Turning from sublime to ridiculous in the land of the vowel, we witness Donald John Trump’s abject evisceration of Jeffrey Beauregard Sessions III–for what?  For southern speech.  At the beating heart of what southern speakers do to the language is a vowel problem as well as a consonant one.  Yes, his mouth is full of marbles, or at least it sounds like it.  I can forgive Mr.
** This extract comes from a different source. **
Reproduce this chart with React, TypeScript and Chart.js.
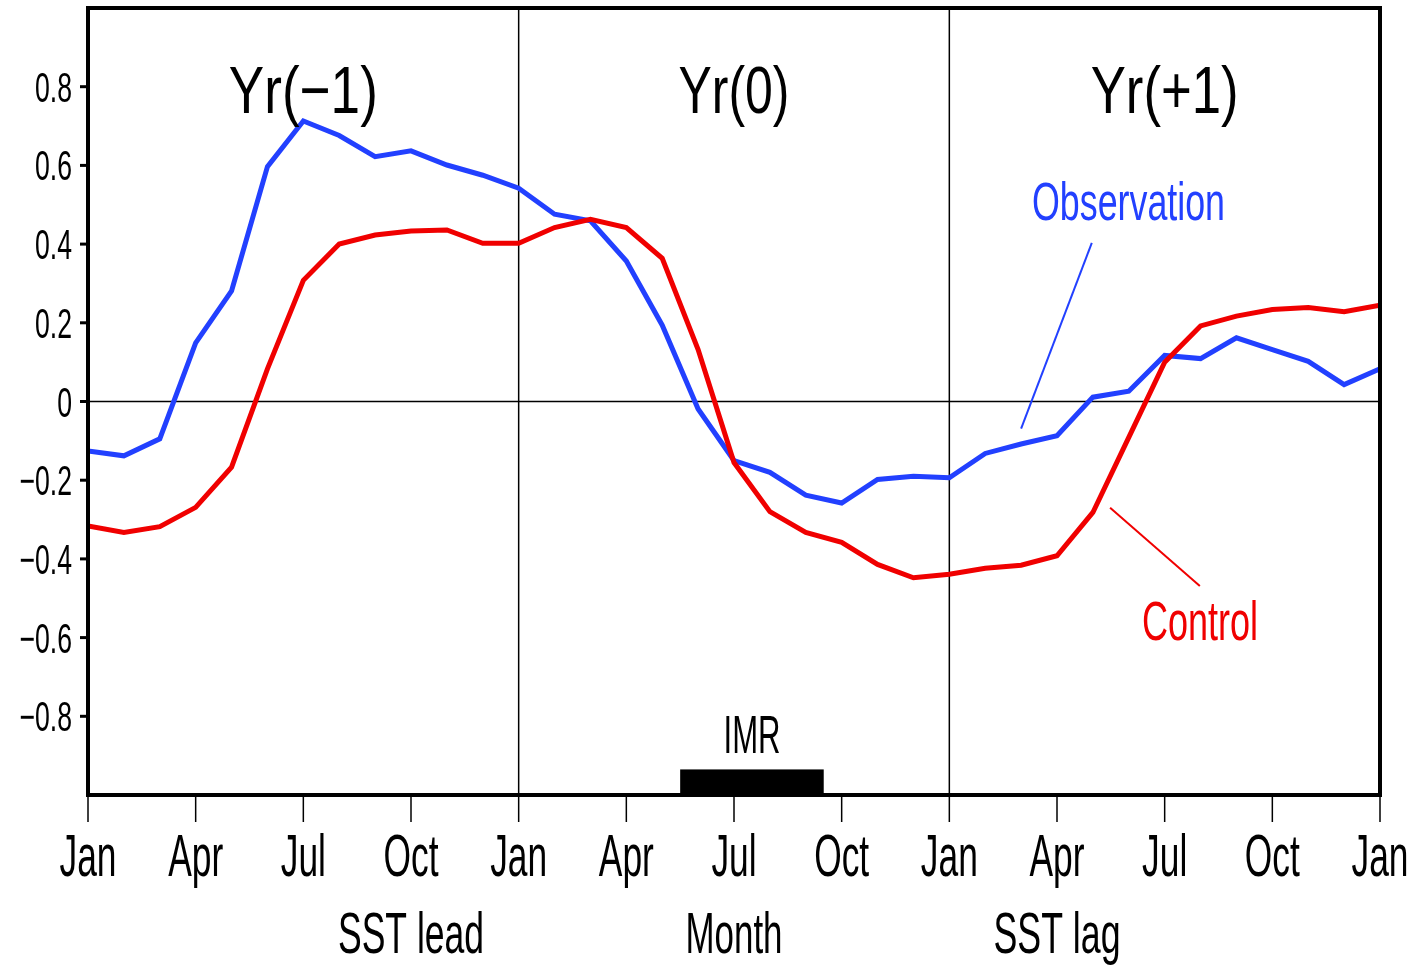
import React, { useEffect, useRef } from "react";
import { Chart, registerables } from "chart.js";

Chart.register(...registerables);

// Month index 0..36: Jan Yr(-1) ... Jan Yr(+2)
const months: number[] = Array.from({ length: 37 }, (_, i) => i);

const observation: number[] = [
  -0.126, -0.138, -0.095, 0.149, 0.281, 0.597, 0.713, 0.676, 0.622, 0.637, 0.601, 0.575,
  0.542, 0.476, 0.459, 0.357, 0.194, -0.019, -0.150, -0.180, -0.238, -0.258, -0.198, -0.190,
  -0.194, -0.132, -0.108, -0.087, 0.011, 0.026, 0.117, 0.109, 0.162, 0.132, 0.102, 0.043,
  0.083,
];

const control: number[] = [
  -0.316, -0.333, -0.318, -0.269, -0.167, 0.083, 0.308, 0.400, 0.423, 0.433, 0.436, 0.402,
  0.402, 0.442, 0.463, 0.442, 0.364, 0.132, -0.155, -0.280, -0.333, -0.358, -0.414, -0.448,
  -0.439, -0.424, -0.416, -0.392, -0.282, -0.091, 0.100, 0.192, 0.217, 0.234, 0.239, 0.228,
  0.245,
];

const xTickMonths: number[] = [0, 3, 6, 9, 12, 15, 18, 21, 24, 27, 30, 33, 36];
const xTickLabels: string[] = ["Jan", "Apr", "Jul", "Oct", "Jan", "Apr", "Jul", "Oct", "Jan", "Apr", "Jul", "Oct", "Jan"];
const yTickValues: number[] = [0.8, 0.6, 0.4, 0.2, 0, -0.2, -0.4, -0.6, -0.8];
const yTickLabels: string[] = ["0.8", "0.6", "0.4", "0.2", "0", "\u22120.2", "\u22120.4", "\u22120.6", "\u22120.8"];

const yearLabels: string[] = ["Yr(\u22121)", "Yr(0)", "Yr(+1)"];
const yearCenters: number[] = [6, 18, 30];
const yearDividers: number[] = [12, 24];
const axisTitles: string[] = ["SST lead", "Month", "SST lag"];
const axisTitleCenters: number[] = [9, 18, 27];

// IMR season bar (months) and its height (correlation units)
const imrRange: number[] = [16.5, 20.5];
const imrTop = -0.935;

const BLUE = "rgb(34,64,255)";
const RED = "rgb(240,0,0)";
const FONT = '"Liberation Sans", Arial, sans-serif';

function fitText(
  ctx: CanvasRenderingContext2D,
  text: string,
  x: number,
  baseline: number,
  capH: number,
  width: number,
  color: string,
  align: CanvasTextAlign
) {
  const px = capH / 0.716;
  ctx.save();
  ctx.font = `${px}px ${FONT}`;
  const w = ctx.measureText(text).width;
  const sx = width / w;
  ctx.translate(x, baseline);
  ctx.scale(sx, 1);
  ctx.textAlign = align;
  ctx.textBaseline = "alphabetic";
  ctx.fillStyle = color;
  ctx.fillText(text, 0, 0);
  ctx.restore();
}

function scaledText(
  ctx: CanvasRenderingContext2D,
  text: string,
  x: number,
  baseline: number,
  capH: number,
  sx: number,
  color: string,
  align: CanvasTextAlign
) {
  const px = capH / 0.716;
  ctx.save();
  ctx.font = `${px}px ${FONT}`;
  ctx.translate(x, baseline);
  ctx.scale(sx, 1);
  ctx.textAlign = align;
  ctx.textBaseline = "alphabetic";
  ctx.fillStyle = color;
  ctx.fillText(text, 0, 0);
  ctx.restore();
}

function sxFor(ctx: CanvasRenderingContext2D, text: string, capH: number, width: number) {
  const px = capH / 0.716;
  ctx.save();
  ctx.font = `${px}px ${FONT}`;
  const w = ctx.measureText(text).width;
  ctx.restore();
  return width / w;
}

const decorPlugin = {
  id: "decor",
  beforeDatasetsDraw(chart: any) {
    const { ctx, chartArea: a, scales } = chart;
    const xs = scales.x;
    const ys = scales.y;
    ctx.save();
    ctx.strokeStyle = "#000";
    ctx.lineWidth = 1.5;
    // zero line
    const y0 = ys.getPixelForValue(0);
    ctx.beginPath();
    ctx.moveTo(a.left, y0);
    ctx.lineTo(a.right, y0);
    ctx.stroke();
    // year dividers
    yearDividers.forEach((m) => {
      const px = xs.getPixelForValue(m);
      ctx.beginPath();
      ctx.moveTo(px, a.top);
      ctx.lineTo(px, a.bottom);
      ctx.stroke();
    });
    // IMR bar
    const bx0 = xs.getPixelForValue(imrRange[0]);
    const bx1 = xs.getPixelForValue(imrRange[1]);
    const by0 = ys.getPixelForValue(imrTop);
    const by1 = ys.getPixelForValue(-1);
    ctx.fillStyle = "#000";
    ctx.fillRect(bx0, by0, bx1 - bx0, by1 - by0);
    // pointer lines
    ctx.lineWidth = 2;
    ctx.strokeStyle = BLUE;
    ctx.beginPath();
    ctx.moveTo(xs.getPixelForValue(27.97), ys.getPixelForValue(0.403));
    ctx.lineTo(xs.getPixelForValue(26.0), ys.getPixelForValue(-0.069));
    ctx.stroke();
    ctx.strokeStyle = RED;
    ctx.beginPath();
    ctx.moveTo(xs.getPixelForValue(28.48), ys.getPixelForValue(-0.27));
    ctx.lineTo(xs.getPixelForValue(30.98), ys.getPixelForValue(-0.469));
    ctx.stroke();
    ctx.restore();
  },
  afterDatasetsDraw(chart: any) {
    const { ctx, chartArea: a, scales } = chart;
    const xs = scales.x;
    const ys = scales.y;
    ctx.save();
    // frame
    ctx.strokeStyle = "#000";
    ctx.lineWidth = 4;
    ctx.strokeRect(a.left, a.top, a.right - a.left, a.bottom - a.top);
    // y ticks
    ctx.lineWidth = 3;
    yTickValues.forEach((v) => {
      const py = ys.getPixelForValue(v);
      ctx.beginPath();
      ctx.moveTo(a.left - 8, py);
      ctx.lineTo(a.left, py);
      ctx.stroke();
    });
    // x ticks
    ctx.lineWidth = 1.5;
    xTickMonths.forEach((m) => {
      const px = xs.getPixelForValue(m);
      ctx.beginPath();
      ctx.moveTo(px, a.bottom);
      ctx.lineTo(px, a.bottom + 27);
      ctx.stroke();
    });
    ctx.restore();

    // y tick labels
    const ySx = sxFor(ctx, "0.8", 30, 37);
    yTickValues.forEach((v, i) => {
      const py = ys.getPixelForValue(v);
      scaledText(ctx, yTickLabels[i], 72, py + 15, 30, ySx, "#000", "right");
    });
    // x tick labels
    const xSx = sxFor(ctx, "Jan", 43, 57);
    xTickMonths.forEach((m, i) => {
      const px = xs.getPixelForValue(m);
      scaledText(ctx, xTickLabels[i], px, 876, 43, xSx, "#000", "center");
    });
    // axis titles
    const titleWidths = [146, 97, 127];
    axisTitles.forEach((t, i) => {
      fitText(ctx, t, xs.getPixelForValue(axisTitleCenters[i]), 953, 41, titleWidths[i], "#000", "center");
    });
    // year labels
    const yrWidths = [149, 111, 148];
    yearLabels.forEach((t, i) => {
      fitText(ctx, t, xs.getPixelForValue(yearCenters[i]), 113, 48, yrWidths[i], "#000", "center");
    });
    // series labels
    fitText(ctx, "Observation", 1032, 220, 38, 193, BLUE, "left");
    fitText(ctx, "Control", 1142, 640, 40, 116, RED, "left");
    fitText(ctx, "IMR", 752, 753, 38, 57, "#000", "center");
  },
};

export default function App() {
  const ref = useRef<HTMLCanvasElement | null>(null);
  useEffect(() => {
    document.body.style.margin = "0";
    const canvas = ref.current;
    if (!canvas) return;
    const chart = new Chart(canvas, {
      type: "line",
      data: {
        datasets: [
          {
            label: "Control",
            data: months.map((m, i) => ({ x: m, y: control[i] })),
            borderColor: RED,
            borderWidth: 5,
            pointRadius: 0,
            tension: 0,
            fill: false,
          },
          {
            label: "Observation",
            data: months.map((m, i) => ({ x: m, y: observation[i] })),
            borderColor: BLUE,
            borderWidth: 5,
            pointRadius: 0,
            tension: 0,
            fill: false,
          },
        ],
      },
      options: {
        responsive: false,
        animation: false,
        devicePixelRatio: 1,
        layout: { padding: { left: 88, right: 36, top: 8, bottom: 171 } },
        plugins: { legend: { display: false }, tooltip: { enabled: false }, title: { display: false } },
        scales: {
          x: { type: "linear", min: 0, max: 36, display: false },
          y: { type: "linear", min: -1, max: 1, display: false },
        },
      },
      plugins: [decorPlugin],
    });
    return () => chart.destroy();
  }, []);
  return <canvas ref={ref} width={1416} height={966} style={{ display: "block", width: 1416, height: 966 }} />;
}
Sessions for his conservative agenda, but I’ll never forgive him for his day in and day out mindless murder of my mother tongue.  Harrump!  That is the kind of rapacious skullduggery up with which Sir Winston Churchill (and I) will not put, evidenced by its requirement that I agree with The Donald on something.

 

This writing won’t turn readers into vocalists, but it might curry appreciation of the attention to detail that separates good vowels from inarticulate ones.  Our complex human brains discriminate between vowel subtleties much as the eye parses angle of hat on head.  How differently we respond to a hat set straight and level, to one pushed back in affected innocence, to one drawn down shading eyes and visage, to another cocked saucily at an angle.  Who but the supercilious Brits could carry off a fascinator?  Any discussion of the English language leads inevitably to the British Isles, as well it should, in the same tenor as “all roads lead to Rome.”

 

Other cues, also visual, accrue to length of ladies hemlines as fashion flirts with global state of mind.  Whatever will we do to express our economic truth if skirts give way once and for all to modesty of trousers?  Of course exception often speaks more poignantly than rule, exemplified by a Scotsman’s jaunty kilt.  To a woman, nothing, absolutely nothing is sexier than a man’s bare knee.  To a man, however, a skirt titillates with the not-so-subtle suggestion that access might be gained, that he is free to fantasize at will, cock at-the-ready.

 

Our language is what makes us human.  While consonants evoke the hard bones of our language, its linguae franca, vowels are its soul, the twinkle in its eye, the moist rich carrier of its song.